Chandler, który od czasu przejścia z Bellatora nieco ponad rok temu stał się jednym z najbardziej ekscytujących zawodników w UFC, od dawna wyraża uznanie dla McGregora i jego wkładu w rozwój mieszanych sztuk walki. Chandler wyraził również duże zainteresowanie tym, aby pewnego dnia stanąć w klatce naprzeciwko „Notoriousa”.
Chociaż Chandler ma obecnie zaplanowaną walkę z Tonym Fergusonem na UFC 274, która odbędzie się w maju, to nie powstrzymało to byłego mistrza Bellatora przed ponownymi rozmowami o pojedynku z McGregorem. W rzeczywistości, jeśli Chandler nie będzie w stanie zapewnić sobie walki o tytuł dzięki potencjalnemu zwycięstwu nad Fergusonem, będzie chciał zmierzyć się z McGregorem późnym latem tego roku.
„To jest jedna z tych walk, która mnie interesuje” – powiedział Chandler podczas niedawnego wywiadu dla MMAFighting. „Chcę walki z Conorem tylko ze względu na doniosłość chwili. Wejście do oktagonu i zrobienie czegoś naprawdę monumentalnego i walka z nim. Mając skierowane na siebie wszystkie oczy fanów mieszanych sztuk walki, oczy całego świata. Nie ma większej platformy niż walka z Conorem McGregorem. Więc to jest to, co chciałbym, aby się stało, jeśli nie dostanę walki o tytuł.
Lipiec, sierpień byłyby dla mnie świetne” – kontynuował. „Wyjdę tam i pokonam Tony’ego w maju, będę miał trochę czasu na regenerację, a potem wrócę na obóz treningowy na walkę w lipcu, sierpniu. Termin jest idealny. Myślę, że jestem świetnym partnerem dla Conora, jeśli wróci i nie dostanie walki o tytuł. Będzie musiał przez kogoś przejść, żeby dostać walkę o tytuł i myślę, że jestem idealnym kandydatem.”

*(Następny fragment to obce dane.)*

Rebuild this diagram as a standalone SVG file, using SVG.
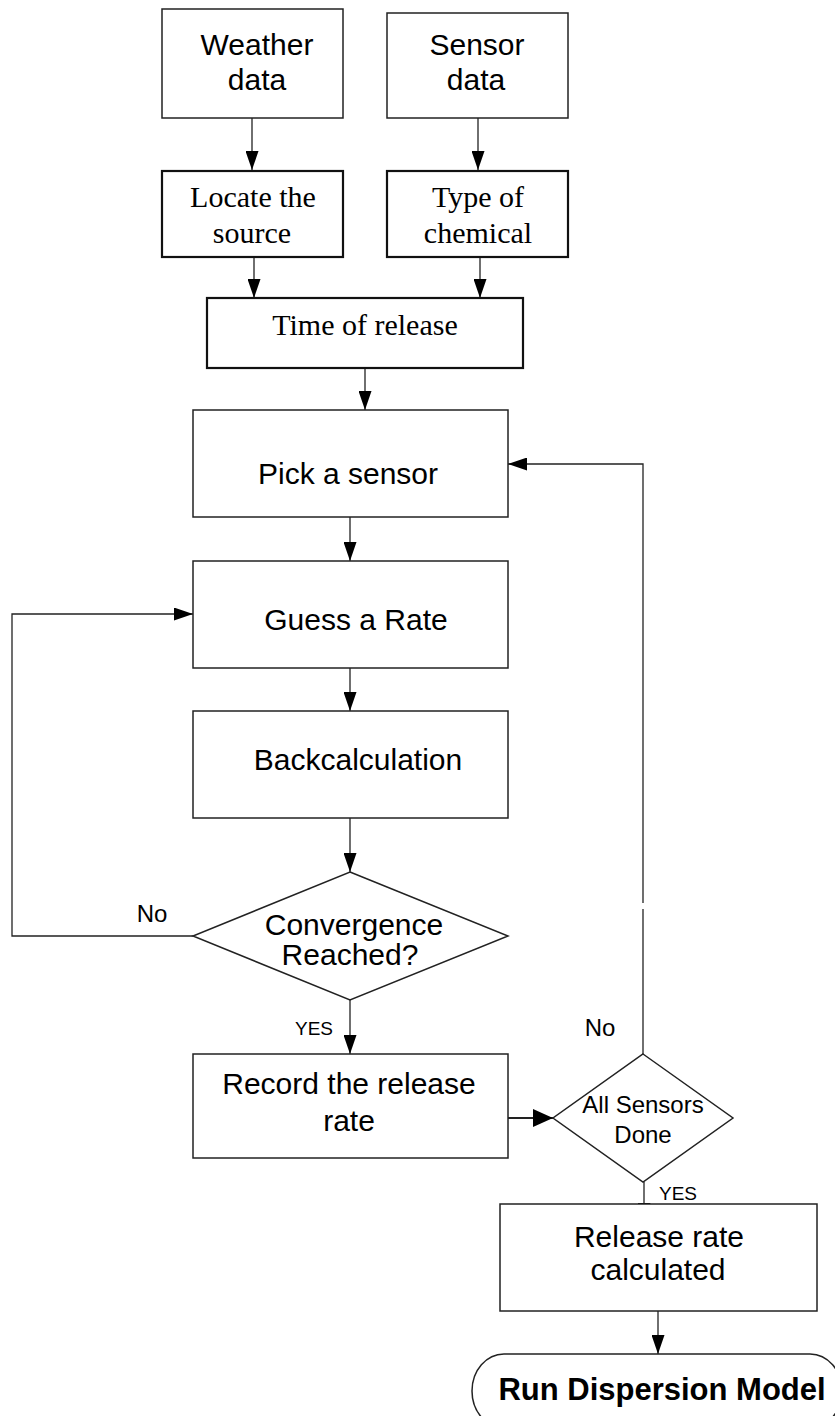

Chandler, który prawie skończył obecnego mistrza wagi lekkiej UFC Charlesa Oliveirę na UFC 262 w walce o pas 155 funtów, bardzo chciałby dostać kolejną szansę na zdobycie tytułu. Jednak zdobycie walki z McGregorem jest prawie tak samo dobre, więc być może zobaczymy Chandlera w walce z Irlandczykiem wcześniej niż później.
Oczywiście McGregor musi wrócić do pełni zdrowia, zanim ponownie stanie w oktagonie. Były podwójny mistrz UFC doznał bardzo poważnej kontuzji złamania nogi w trylogii z Dustinem Poirierem na UFC 264 i nadal przechodzi rehabilitację. McGregor wspominał również o możliwym przejściu do wagi półśredniej, aby walczyć z mistrzem Kamaru Usmanem, więc nie wiadomo, czy jeszcze kiedykolwiek będzie walczył w kategorii lekkiej.